How Lee's kabuki epic became Japan's biggest live-action hit in 20 years — and why he's unfazed by questions of identity

Lee Sang-il (Media Castle)
Lee Sang-il (Media Castle)

"Don't take it so seriously," Lee Sang-il says, waving off questions about what it means for a Zainichi Korean director to have made Japan's biggest film of the year.

The numbers tell one story: "Kokuho" has pulled in over 12 million viewers since June, earning 17 billion yen ($110 million) and becoming 2025's singular phenomenon in Japanese cinema. The film is all but certain to dethrone "Bayside Shakedown 2" (2003) in the coming weeks to become the highest-grossing Japanese live-action film of all time.

Korean media has latched onto another angle — that Lee, a director of Zainichi Korean descent, achieved this feat with a film steeped in kabuki, one of Japan's most tradition-bound art forms.

It's a narrative that crops up time and again whenever a Korean director makes waves abroad. Sitting down Friday afternoon at the distributor's office in Gangnam, Seoul, Lee seemed intent on redirecting the conversation.

"You're born where you're born, and you can't change that. I just happened to be born in Japan, so I grew up immersed in Japanese culture and living among Japanese people," he says. "Being Korean doesn't make any of this special. It's just natural."

The confession carries weight for someone who keeps his Korean name in a country where many Zainichi Koreans adopt Japanese ones. What drew him to kabuki wasn't some outsider's perspective or staking identity politics into the art form, he says. The pull was about something more primal in nature — namely, the fascination with onnagata, male kabuki actors who specialize in female roles.

"There's this enigmatic atmosphere they have that's hard to describe," Lee says. "Not exactly feminine, not masculine either. Something in between, or maybe beyond gender entirely."

"What interested me wasn't just the performances but the people behind them. Kabuki is passed down through bloodlines — father to son, generation after generation. That burden, that pressure also felt like something worth exploring."

"Kokuho" follows Kikuo (played as a child by Soya Kurokawa and as an adult by Ryo Yoshizawa), who enters the world of Kabuki as an outsider with nothing to lose. He's taken in by a master actor in Osaka and trains alongside Shunsuke (Keitatsu Koshiyama and later Ryusei Yokohama), the heir to an established kabuki house, both training to become onnagatas.
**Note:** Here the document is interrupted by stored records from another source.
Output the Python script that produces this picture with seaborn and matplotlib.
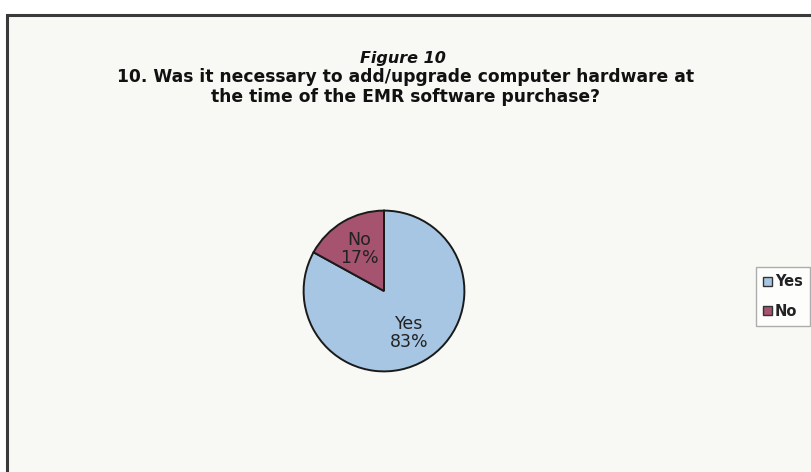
import matplotlib
matplotlib.use("Agg")
import matplotlib.pyplot as plt
from matplotlib.patches import Rectangle, Patch
import seaborn as sns

# Survey responses (percent of respondents)
categories = ["Yes", "No"]
shares = [83, 17]
fig_label = "Figure 10"
question = "10. Was it necessary to add/upgrade computer hardware at\nthe time of the EMR software purchase?"

sns.set_theme(style="white")
plt.rcParams["font.family"] = ["DejaVu Sans"]

slice_colors = ["#A6C6E4", "#A5536F"]
bg = "#F8F8F4"

W, H = 812, 472
fig = plt.figure(figsize=(W / 100, H / 100), dpi=100)
fig.patch.set_facecolor("white")

# Chart-area frame (runs off the right and bottom edges)
fig.patches.append(Rectangle((7 / W, -0.05), 1.2, (H - 15) / H + 0.05,
                             transform=fig.transFigure, facecolor=bg,
                             edgecolor="#3a3a3a", linewidth=2.2, zorder=-5))

# Titles
fig.text(403 / W, 1 - 58 / H, fig_label, ha="center", va="center",
         fontsize=11.5, fontweight="bold", fontstyle="italic", color="#111111")
fig.text(406 / W, 1 - 87 / H, question, ha="center", va="center",
         fontsize=12.3, fontweight="bold", color="#111111", linespacing=1.2)

# Pie, starting at 12 o'clock and running clockwise
cx, cy, r = 384, 291, 82
ax = fig.add_axes([(cx - r) / W, (H - cy - r) / H, 2 * r / W, 2 * r / H])
ax.set_facecolor("none")
ax.set_zorder(2)
labels = [f"{c}\n{v}%" for c, v in zip(categories, shares)]
wedges, texts = ax.pie(shares, labels=labels, colors=slice_colors,
                       startangle=90, counterclock=False, labeldistance=0.61,
                       wedgeprops=dict(edgecolor="#1a1a1a", linewidth=1.4),
                       textprops=dict(fontsize=12.5, color="#222222"))
for t in texts:
    t.set_ha("center")
    t.set_va("center")
    t.set_linespacing(1.0)
ax.set_xlim(-1.02, 1.02)
ax.set_ylim(-1.02, 1.02)
ax.set_aspect("equal")
ax.axis("off")

# Legend
handles = [Patch(facecolor=c, edgecolor="#333333", linewidth=1.0) for c in slice_colors]
leg = fig.legend(handles, categories, loc="upper left",
                 bbox_to_anchor=(756 / W, 1 - 267 / H), borderaxespad=0,
                 frameon=True, fontsize=10.5, handlelength=0.6,
                 handleheight=0.6, handletextpad=0.2, labelspacing=1.0,
                 borderpad=0.5, fancybox=False)
leg.get_frame().set_edgecolor("#9a9a9a")
leg.get_frame().set_facecolor("white")
leg.get_frame().set_linewidth(1.0)
for t in leg.get_texts():
    t.set_fontweight("bold")
    t.set_color("#222222")

fig.savefig("out.png", dpi=100, facecolor=fig.get_facecolor())
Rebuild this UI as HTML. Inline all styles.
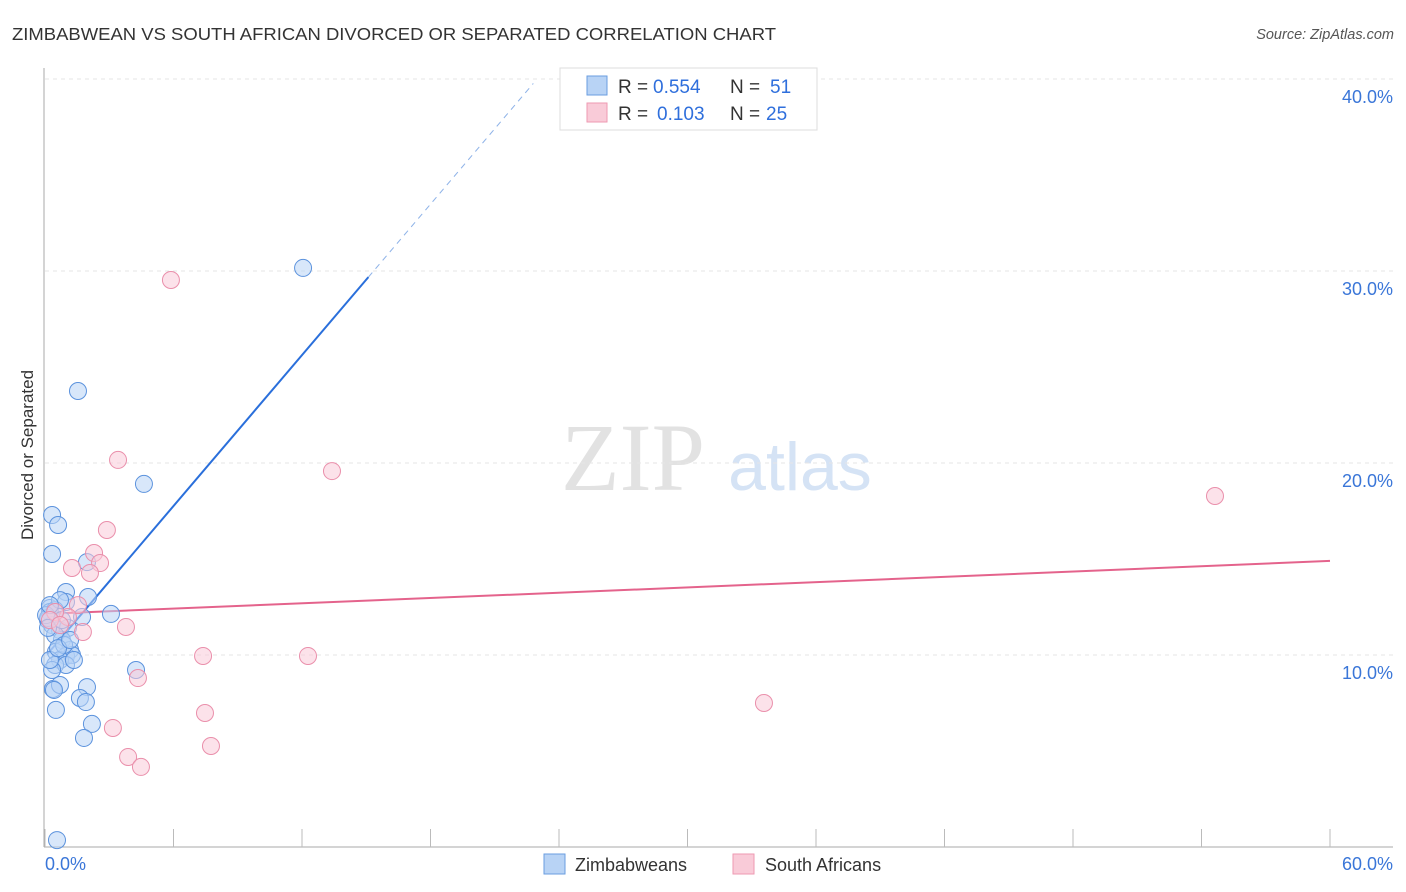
<!DOCTYPE html>
<html><head><meta charset="utf-8">
<style>
body{margin:0;background:#fff;font-family:"Liberation Sans",sans-serif;}
svg{display:block}
</style></head>
<body>
<svg width="1406" height="892">
<text x="12" y="40" font-size="17.5" fill="#333" textLength="764" lengthAdjust="spacingAndGlyphs">ZIMBABWEAN VS SOUTH AFRICAN DIVORCED OR SEPARATED CORRELATION CHART</text>
<text x="1394" y="39" font-size="14.5" fill="#555" font-style="italic" text-anchor="end">Source: ZipAtlas.com</text>
<text transform="translate(33,455) rotate(-90)" font-size="17" fill="#333" text-anchor="middle">Divorced or Separated</text>
<g>
<text x="633" y="490" font-size="96" fill="#e2e2e2" font-family="Liberation Serif,serif" text-anchor="middle">ZIP</text>
<text x="800" y="490" font-size="68" fill="#d5e3f5" text-anchor="middle">atlas</text>
</g>
<g id="grid"></g>
<g id="axes"></g>
<g id="trend"></g>
<g id="points"></g>
<g>
<rect x="560" y="68" width="257" height="62" fill="#fff" stroke="#ddd"/>
<rect x="587" y="76" width="20" height="19" fill="#b8d3f5" stroke="#6a9ee0"/>
<rect x="587" y="103" width="20" height="19" fill="#f9cbd8" stroke="#ee9ab2"/>
<text x="618" y="93" font-size="19" fill="#333">R =</text>
<text x="653" y="93" font-size="19" fill="#2f6fdc">0.554</text>
<text x="730" y="93" font-size="19" fill="#333">N =</text>
<text x="770" y="93" font-size="19" fill="#2f6fdc">51</text>
<text x="618" y="120" font-size="19" fill="#333">R =</text>
<text x="657" y="120" font-size="19" fill="#2f6fdc">0.103</text>
<text x="730" y="120" font-size="19" fill="#333">N =</text>
<text x="766" y="120" font-size="19" fill="#2f6fdc">25</text>
</g>
<g>
<rect x="544" y="854" width="21" height="20" fill="#b8d3f5" stroke="#6a9ee0"/>
<text x="575" y="871" font-size="18" fill="#333">Zimbabweans</text>
<rect x="733" y="854" width="21" height="20" fill="#f9cbd8" stroke="#ee9ab2"/>
<text x="765" y="871" font-size="18" fill="#333">South Africans</text>
</g>
</svg>
<script>
const blueX=[12.05,1.54,4.62,0.33,0.61,0.33,1.96,0.98,2.01,0.98,3.08,1.73,0.23,0.23,0.47,0.14,0.33,0.70,1.07,0.79,1.17,0.51,0.98,1.26,0.70,0.47,0.98,0.33,4.25,1.96,0.37,0.70,1.63,1.91,0.51,2.19,1.82,0.56,0.14,0.47,0.89,0.23,0.61,1.35,0.05,0.14,0.79,1.17,0.42,0.70,0.23];
const blueY=[30.16,23.75,18.91,17.29,16.77,15.26,14.84,13.28,13.02,12.76,12.14,11.98,12.45,12.24,12.34,11.82,11.56,11.30,11.41,10.78,10.26,10.16,9.95,10.0,9.74,9.48,9.48,9.22,9.22,8.33,8.23,8.44,7.76,7.55,7.14,6.41,5.68,0.36,11.93,11.04,10.52,9.74,10.36,9.74,12.08,11.41,11.82,10.78,8.18,12.86,12.60];
const pinkX=[5.88,3.41,13.40,54.63,2.89,2.29,2.57,1.26,2.10,1.54,1.07,1.77,3.78,0.47,0.23,0.70,7.38,12.28,4.34,33.57,7.47,3.17,7.75,3.88,4.48];
const pinkY=[29.53,20.16,19.58,18.28,16.51,15.31,14.79,14.53,14.27,12.60,11.98,11.20,11.46,12.24,11.82,11.56,9.95,9.95,8.80,7.50,6.98,6.20,5.26,4.69,4.17];
const yTicks=[10,20,30,40];
const yTickLabels=["10.0%","20.0%","30.0%","40.0%"];
const xTicks=[0,6,12,18,24,30,36,42,48,54,60];
const blueTrend=[9.9,1.31];
const pinkTrend=[12.14,0.046];
const NS="http://www.w3.org/2000/svg";
const sx=v=>45+v/60*1285, sy=v=>847-v*19.2;
function mk(tag,attrs,parent){const e=document.createElementNS(NS,tag);for(const k in attrs)e.setAttribute(k,attrs[k]);parent.appendChild(e);return e;}
const grid=document.getElementById('grid'),axes=document.getElementById('axes'),trend=document.getElementById('trend'),pts=document.getElementById('points');
yTicks.forEach((t,i)=>{
  const l=mk('line',{x1:45,x2:1393,y1:sy(t),y2:sy(t),stroke:'#e6e6e6','stroke-dasharray':'4,4'},grid);
  
  
  const tx=mk('text',{x:1393,y:sy(t)+24,'font-size':18,fill:'#3a76d8','text-anchor':'end'},axes);
  tx.textContent=yTickLabels[i];
  
  
});
const ax=mk('line',{x1:44,x2:44,y1:68,y2:847,stroke:'#aaa'},axes);


const bx=mk('line',{x1:44,x2:1393,y1:847,y2:847,stroke:'#aaa'},axes);


xTicks.forEach(t=>{
  const l=mk('line',{x1:sx(t),x2:sx(t),y1:829,y2:847,stroke:'#bbb'},axes);
  
  
});
const xl0=mk('text',{x:45,y:870,'font-size':18,fill:'#3a76d8'},axes);xl0.textContent='0.0%';


const xl1=mk('text',{x:1393,y:870,'font-size':18,fill:'#3a76d8','text-anchor':'end'},axes);xl1.textContent='60.0%';


function pointsFor(X,Y,fill,stroke,name){X.forEach((x,i)=>{const c=mk('circle',{cx:sx(x),cy:sy(Y[i]),r:8.5,fill:fill,stroke:stroke,'stroke-width':1,'fill-opacity':0.55},pts);
  
  });}
pointsFor(blueX,blueY,'#b8d3f5','#5b92dd','zimbabwean-point');
pointsFor(pinkX,pinkY,'#f9cbd8','#ea8fab','south-african-point');
const bf=x=>blueTrend[0]+blueTrend[1]*x, pf=x=>pinkTrend[0]+pinkTrend[1]*x;
const b1=mk('line',{x1:sx(0.1),y1:sy(bf(0.1)),x2:sx(15.1),y2:sy(bf(15.1)),stroke:'#2a6fdb','stroke-width':2},trend);


const b2=mk('line',{x1:sx(15.1),y1:sy(bf(15.1)),x2:sx(22.8),y2:sy(bf(22.8)),stroke:'#8fb3e8','stroke-width':1,'stroke-dasharray':'6,5'},trend);


const p1=mk('line',{x1:sx(0),y1:sy(pf(0)),x2:sx(60),y2:sy(pf(60)),stroke:'#e4638c','stroke-width':2},trend);


</script>
</body></html>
Over fifty years, the two push each other toward greatness, their lives consumed by an art form that demands everything.

"Kokuho" starring Ryo Yoshizawa and Ryusei Yokohama (Media Castle)
"Kokuho" starring Ryo Yoshizawa and Ryusei Yokohama (Media Castle)

While authenticity was key, Lee knew from the start he needed film actors instead of professional kabuki performers. "People questioned that choice at first," he says. "But I needed actors who could show what's happening inside these characters. The joy, the pressure, the pain, those are things film actors know how to reveal for the camera."

The kabuki sequences give the otherwise conventional film its pulse. Elaborate, meticulously staged performances shot in extended takes let entire pieces unfold without interruption. Lee approached the filming from three angles: the audience's view for spectacle, the actor's perspective from the stage, and tight closeups to reveal what's churning underneath.

"This isn't just a film about kabuki. It's about the people performing it," he explains. "Their suffering, their ecstasy — everything had to come through."

Research took him backstage repeatedly. What struck him most was how little separation existed between the actors' lives and their art. "The dressing rooms felt like their actual homes. They basically live there and only come out to perform."

At nearly three hours, "Kokuho" is a hard sell in any market. It's an especially steep climb in Korea's sluggish box office, where most live-action films have been falling flat. Lee is aware of the odds.

"I've heard the Korean film industry is struggling right now," he says. "And this is a Japanese film about a Japanese art form that runs three hours. I know that's a lot to ask."

Yet he circles back to what made him brush aside the identity question in the first place: a conviction that the film speaks to something universal. "Artists are people who burn everything to show something beautiful. There's also something grotesque about it. These are people who accomplished what they set out to do, and I believe there's power in that."

"Humans have this instinct to seek out beautiful things. Right now, with all the anxiety in the world — in Korea, in Japan, everywhere — maybe people need that."

"Kokuho" opens in Korean theaters Wednesday.